Fish are friends, not food. Sorry, folks. No more denying the facts. Fish feel pain. Or so says The Washington Post in its report on recent research showing that fish likely are, in fact, suffering when they wriggle and thrash on a hook. Now, how much that suffering compares to our own is still not totally clear, and that may be why there are so many “fish pain skeptics” among us. But if we were to take the pain that fish experience as seriously as some of us do for the pain of other sentient beings we eat, a few federal regulations might be in order. Currently, neither the Animal Welfare Act nor the Humane Methods of Slaughter include fish. What to do until then? Just. Keep. Swimming.

Swiper, yes swiping! Ever “accidentally” code your avocados as carrots at the self-checkout? Neither have we! We swear! Everyone else is doing it though, according to a new report from The Conversation. Surveys conducted in the United Kingdom reveal that as many as one in five grocery shoppers engage in some kind of deceptive behavior when left to their own payment devices. And they’re not sorry, either. Self-service shoplifters report a wide range of excuses for their behavior. The best one: By turning to self-service checkouts, grocery stores are saving themselves a lot of money. Shouldn’t shoppers who have to do more work get a cut for their labor? We’re not saying that’s right. We’re not saying that’s wrong either.

Coffee money. By the end of 2018, 55 million people will pay for a store item using their smartphone, Recode reports. Surprisingly, 24 million of those transactions—43 percent—will come through the Starbucks app, which is for now outpacing its competitors Apple Pay and Google Pay.
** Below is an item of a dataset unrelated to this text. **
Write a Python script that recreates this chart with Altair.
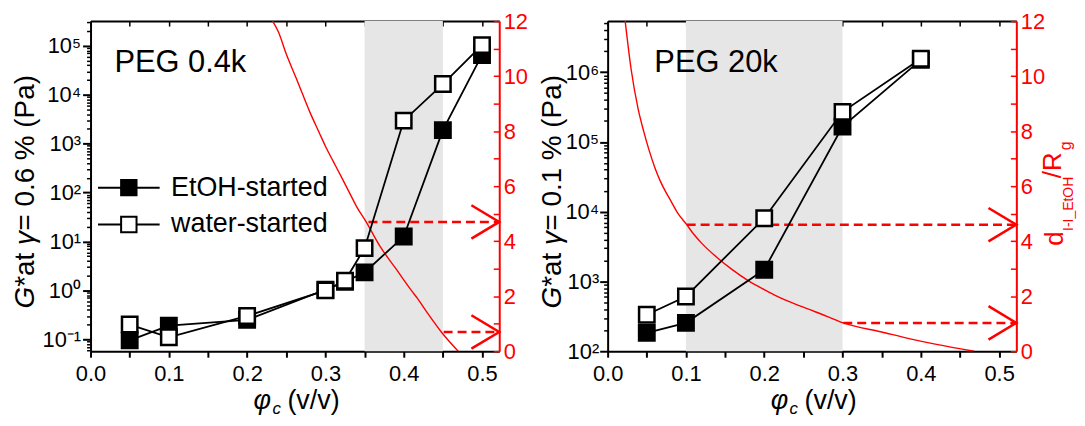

Lollipopping off. The parent company of the ubiquitous Dum Dums candy lollipops is suing Tootsie Rolls Industries for stealing its design flow, Courthouse News Service reports. Earlier this year, the latter company redesigned its candy wrappers to closely mimic the red packaging unique to Dum Dums. Dum Dums is now alleging that this move was intended to deceive shoppers. Only time—and tongues—will tell.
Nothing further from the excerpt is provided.